Manifestant un goût précoce pour le dessin, Jeane Saliceti et sa sœur Joséphine suivirent vers 1900 les cours de l’école des beaux-arts de Tarbes et s'installèrent ensuite à Paris pour se perfectionner. Joséphine Saliceti y acquit un diplôme d’enseignement qu’elle exploitera à son retour dans sa ville natale, comme professeur. Quant à Jeane Saliceti, rétive à tout enseignement didactique et dont les dons naturels s’accommodaient difficilement de tout discipline imposée, elle découragea son premier maître M. Leroux. Travaillant au musée du Louvre et alors qu’il lui était demandé de reproduire très exactement un tableau d'Eugène Delacroix, elle s’appliquait elle à en traduire ce qu’elle ressentait profondément, ce qui fit dire sévèrement à son maître qu’elle n’apprendrait jamais à dessiner. Mais elle était passionnée et avait foi en ses recherches esthétiques. Elle trouva meilleur écho auprès de maîtres comme Jules Adler qui s'intéressa à ses ébauches, l'encouragea vivement et lui prodigua des conseils utiles dans la voie où son penchant naturel l'orientait. S’affranchissant de l’art officiel, elle connut les bouillonnements du post-impressionnisme qui agitaient le monde artistique de l’époque. Jeane Saliceti, magnifia son admiration pour Pierre Bonnard qu'elle connut et fut fascinée par les grands soleils de Vincent van Gogh.
Rentrée chez elle à Tarbes, elle n’en sortit plus. Mais elle avait rapporté avec elle une vision personnelle de la peinture et à partir de là rien n’arrêtera son ardeur à exprimer et à donner à ressentir la sublimité qui se dégage des humbles spectacles quotidiens. Elle s’installa chez elle à l'angle des rues Massey et Jean Larcher, fit de sa maison son univers et aménagea un atelier dont elle para les murs de fresques inspirées. Et là, sans se priver d’aller de temps en temps s’immerger dans la campagne environnante et d’en rapporter des bouquets, elle se mit à peindre, à peindre pour peindre parce que tel était son appel, sans chercher le profit matériel ou la gloire. Pendant de nombreuses années, ses relations avec le monde officiel se bornèrent à l'envoi d'une ou deux toiles, au Salon des indépendants où, à défaut de publicité, ces œuvres resteront inaperçues.
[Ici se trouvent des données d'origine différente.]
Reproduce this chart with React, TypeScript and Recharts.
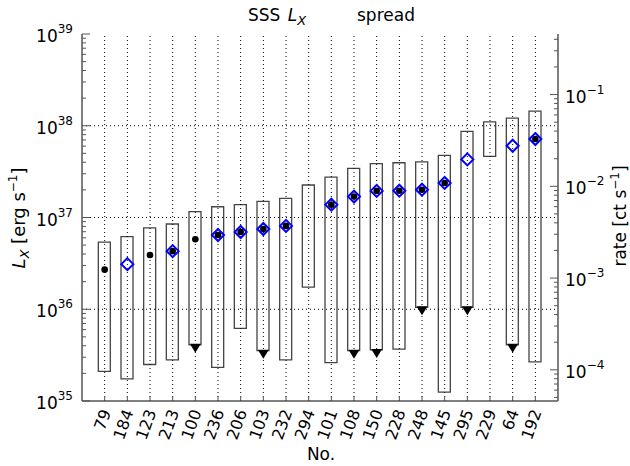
import {
  Bar,
  ComposedChart,
  ReferenceLine,
  Scatter,
  XAxis,
  YAxis,
} from "recharts";

// Source numbers, ordered by increasing upper luminosity
const sources = ["79", "184", "123", "213", "100", "236", "206", "103", "232", "294", "101", "108", "150", "228", "248", "145", "295", "229", "64", "192"];

// Lx spread per source [erg/s]
const lowLx = [2.1e35, 1.74e35, 2.5e35, 2.8e35, 4.1e35, 2.33e35, 6.2e35, 3.54e35, 2.8e35, 1.74e36, 2.62e35, 3.54e35, 3.6e35, 3.67e35, 1.05e36, 1.25e35, 1.05e36, 4.64e37, 4.1e35, 2.67e35];
const highLx = [5.4e36, 6.2e36, 7.7e36, 8.5e36, 1.16e37, 1.31e37, 1.38e37, 1.5e37, 1.62e37, 2.26e37, 2.76e37, 3.43e37, 3.86e37, 3.95e37, 4.03e37, 4.76e37, 8.7e37, 1.1e38, 1.21e38, 1.44e38];

// lower end is only an upper limit (drawn with a down triangle)
const lowIsLimit = [false, false, false, false, true, false, false, true, false, false, false, true, true, false, true, false, true, false, true, false];

// black dots and blue diamonds (null = not measured)
const dotLx = [2.7e36, null, 3.9e36, 4.3e36, 5.8e36, 6.45e36, 6.95e36, 7.5e36, 8.1e36, null, 1.38e37, 1.69e37, 1.95e37, 1.96e37, 2.01e37, 2.38e37, null, null, null, 7.16e37];
const diamondLx = [null, 3.1e36, null, 4.3e36, null, 6.45e36, 6.95e36, 7.5e36, 8.1e36, null, 1.38e37, 1.69e37, 1.95e37, 1.96e37, 2.01e37, 2.38e37, 4.3e37, null, 6.05e37, 7.16e37];

const lxDecades = [1e35, 1e36, 1e37, 1e38, 1e39];
// count rate per unit Lx used for the right-hand axis
const rateScale = Math.pow(10, -39.34);

const FONT = "DejaVu Sans";
const FRAME = "#555";

const withMinors = (decades: number[], lo: number, hi: number) => {
  const out: number[] = [];
  decades.forEach((d) => {
    for (let m = 1; m < 10; m++) {
      const v = d * m;
      if (v >= lo * 0.999 && v <= hi * 1.001) out.push(v);
    }
  });
  return out;
};

const isDecade = (v: number) => Math.abs(Math.log10(v) - Math.round(Math.log10(v))) < 1e-6;
const expOf = (v: number) => String(Math.round(Math.log10(v))).replace("-", "\u2212");

const rows = sources.map((name, i) => ({ pos: i + 1, name, range: [lowLx[i], highLx[i]] }));
const dotRows = rows.filter((_, i) => dotLx[i] != null).map((r) => ({ pos: r.pos, lx: dotLx[r.pos - 1] }));
const diamondRows = rows.filter((_, i) => diamondLx[i] != null).map((r) => ({ pos: r.pos, lx: diamondLx[r.pos - 1] }));
const limitRows = rows.filter((_, i) => lowIsLimit[i]).map((r) => ({ pos: r.pos, lx: r.range[0] }));

const lxTicks = withMinors([1e35, 1e36, 1e37, 1e38], 1e35, 1e39).concat([1e39]);
const rateDomain = [1e35 * rateScale, 1e39 * rateScale];
const rateTicks = withMinors([1e-5, 1e-4, 1e-3, 1e-2, 1e-1], rateDomain[0], rateDomain[1]);
const xTicks = rows.map((r) => r.pos);

function LeftTick({ x, y, payload }: any) {
  const major = isDecade(payload.value);
  return (
    <g>
      <line x1={x} x2={x + (major ? 8 : 4)} y1={y} y2={y} stroke={FRAME} strokeWidth={1} />
      {major && (
        <text x={x - 9} y={y + 8} textAnchor="end" fontSize={17} fontFamily={FONT} fill="#000">
          10<tspan dy={-9} fontSize={12}>{expOf(payload.value)}</tspan>
        </text>
      )}
    </g>
  );
}

function RightTick({ x, y, payload }: any) {
  const major = isDecade(payload.value);
  return (
    <g>
      <line x1={x} x2={x - (major ? 8 : 4)} y1={y} y2={y} stroke={FRAME} strokeWidth={1} />
      {major && (
        <text x={x + 7} y={y + 8} textAnchor="start" fontSize={17} fontFamily={FONT} fill="#000">
          10<tspan dy={-9} fontSize={12}>{expOf(payload.value)}</tspan>
        </text>
      )}
    </g>
  );
}

function BottomTick({ x, y, payload }: any) {
  const name = sources[payload.value - 1] ?? "";
  const px = x + 6.5;
  const py = y + 11;
  return (
    <g>
      <line x1={x} x2={x} y1={y} y2={y - 5} stroke={FRAME} strokeWidth={1} />
      <text x={px} y={py} textAnchor="end" fontSize={16} fontFamily={FONT} fill="#000" transform={`rotate(-70 ${px} ${py})`}>
        {name}
      </text>
    </g>
  );
}

function TopTick({ x, y }: any) {
  return <line x1={x} x2={x} y1={y} y2={y + 5} stroke={FRAME} strokeWidth={1} />;
}

function Diamond({ cx, cy }: any) {
  const r = 6;
  return <path d={`M${cx},${cy - r}L${cx + r},${cy}L${cx},${cy + r}L${cx - r},${cy}Z`} fill="none" stroke="#0000ff" strokeWidth={2} />;
}

function Dot({ cx, cy }: any) {
  return <circle cx={cx} cy={cy} r={3.3} fill="#000" />;
}

function DownTriangle({ cx, cy }: any) {
  return <path d={`M${cx - 5.5},${cy - 1}L${cx + 5.5},${cy - 1}L${cx},${cy + 8}Z`} fill="#000" />;
}

export default function App() {
  return (
    <div style={{ position: "absolute", left: 0, top: 0, background: "#fff" }}>
      <ComposedChart width={630} height={466} data={rows} margin={{ top: 34, right: 0, bottom: 0, left: 0 }}>
        <XAxis
          dataKey="pos"
          type="number"
          domain={[0, 21]}
          ticks={xTicks}
          interval={0}
          height={65}
          tickSize={0}
          tickMargin={0}
          tickLine={false}
          axisLine={{ stroke: FRAME, strokeWidth: 1.5 }}
          tick={(p: any) => <BottomTick {...p} />}
        />
        <XAxis
          xAxisId="top"
          orientation="top"
          dataKey="pos"
          type="number"
          domain={[0, 21]}
          ticks={xTicks}
          interval={0}
          height={0}
          tickSize={0}
          tickMargin={0}
          tickLine={false}
          axisLine={{ stroke: FRAME, strokeWidth: 1.5 }}
          tick={(p: any) => <TopTick {...p} />}
        />
        <YAxis
          type="number"
          scale="log"
          domain={[1e35, 1e39]}
          allowDataOverflow
          ticks={lxTicks}
          interval={0}
          width={82}
          tickSize={0}
          tickMargin={0}
          tickLine={false}
          axisLine={{ stroke: FRAME, strokeWidth: 1.5 }}
          tick={(p: any) => <LeftTick {...p} />}
        />
        <YAxis
          yAxisId="rate"
          orientation="right"
          type="number"
          scale="log"
          domain={rateDomain}
          allowDataOverflow
          ticks={rateTicks}
          interval={0}
          width={72}
          tickSize={0}
          tickMargin={0}
          tickLine={false}
          axisLine={{ stroke: FRAME, strokeWidth: 1.5 }}
          tick={(p: any) => <RightTick {...p} />}
        />

        {xTicks.map((p) => (
          <ReferenceLine key={`vx-${p}`} x={p} stroke="#000" strokeWidth={1} strokeDasharray="1 3" />
        ))}
        {lxDecades.slice(1, -1).map((d) => (
          <ReferenceLine key={`hy-${d}`} y={d} stroke="#000" strokeWidth={1} strokeDasharray="1 3" />
        ))}

        <Bar dataKey="range" barSize={12} fill="none" stroke="#444" strokeWidth={1.3} isAnimationActive={false} />
        <Scatter data={diamondRows} dataKey="lx" shape={(p: any) => <Diamond {...p} />} isAnimationActive={false} />
        <Scatter data={dotRows} dataKey="lx" shape={(p: any) => <Dot {...p} />} isAnimationActive={false} />
        <Scatter data={limitRows} dataKey="lx" shape={(p: any) => <DownTriangle {...p} />} isAnimationActive={false} />

        <text x={248} y={21} fontSize={17} fontFamily={FONT} fill="#000">
          SSS <tspan fontStyle="italic" dx={2}>L</tspan>
          <tspan fontStyle="italic" fontSize={13} dy={4}>X</tspan>
          <tspan x={357} dy={-4}>spread</tspan>
        </text>
        <text x={25} y={218} fontSize={18} fontFamily={FONT} fill="#000" textAnchor="middle" transform="rotate(-90 25 218)">
          <tspan fontStyle="italic">L</tspan>
          <tspan fontStyle="italic" fontSize={13} dy={4}>X</tspan>
          <tspan dy={-4}> [erg s</tspan>
          <tspan fontSize={12} dy={-8}>{"\u22121"}</tspan>
          <tspan dy={8}>]</tspan>
        </text>
        <text x={626} y={216} fontSize={17} fontFamily={FONT} fill="#000" textAnchor="middle" transform="rotate(-90 626 216)">
          rate [ct s<tspan fontSize={12} dy={-7}>{"\u22121"}</tspan>
          <tspan dy={7}>]</tspan>
        </text>
        <text x={321} y={460} fontSize={17} fontFamily={FONT} fill="#000" textAnchor="middle">
          No.
        </text>
      </ComposedChart>
    </div>
  );
}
Sans fortune, elle manqua parfois de toile et avec les privations de la Seconde Guerre mondiale en particulier, elle peignit sur des affiches ou des papiers journaux. C’est à cette époque, alors qu’elle allait avoir 60 ans que le destin frappa à sa porte. Pierre Forgeot, président fondateur de la Société Hispano Suiza, avait dès 1940 entrepris d’installer à Tarbes, loin des zones de combat, une importante usine de moteurs d’avions. Au moment de la débâcle, c’est l’essentiel de l’entreprise qui pour ne pas tomber aux mains des Allemands prendra le chemin de Tarbes. Replié dans cette ville avec son entreprise, Pierre Forgeot, amateur d’art éclairé, découvrant un tableau de Jeane Salicetti sera saisi par l’habileté et la sensibilité de l’artiste. Il lui achètera le premier tableau qu’elle ait jamais vendu. Pierre Forgeot était un ami de René Huyghe. Craignant de s’être trompé sur la qualité de l’œuvre, il alla dès son retour à Paris, montrer à René Huyghe son tableau : « Croyez-vous, lui demanda-t-il, que cette inconnue ait véritablement, des dons ? » René Huyghe répondit : « Non, elle n’en a pas : elle a le don. »
Avec la réussite, Jeane Saliceti, connue, estimée, trouvera l'aisance, du moins pour un temps. Des expositions lui seront consacrées à Paris, les revues spécialisées parleront de l'artiste et des galeries d'art, comme les galeries Bignou ou Cardo-Matignon à Paris, feront commerce de ses œuvres.
Passée de mode, Jeane Saliceti continue à peindre par plaisir. Elle ira à la recherche de toute sorte de supports pour pallier le manque de toiles, mendiera des cartons usagés et couvrira de couleurs délayées par souci d'économie des papiers où subsistent les traces d'une première utilisation : calendriers, illustrés, portées musicales, etc. De ces vestiges, il en est, simples croquis exhumés de greniers poussiéreux, qui, autant sinon plus que les tableaux signés, témoignent du grand talent de Jeane Saliceti.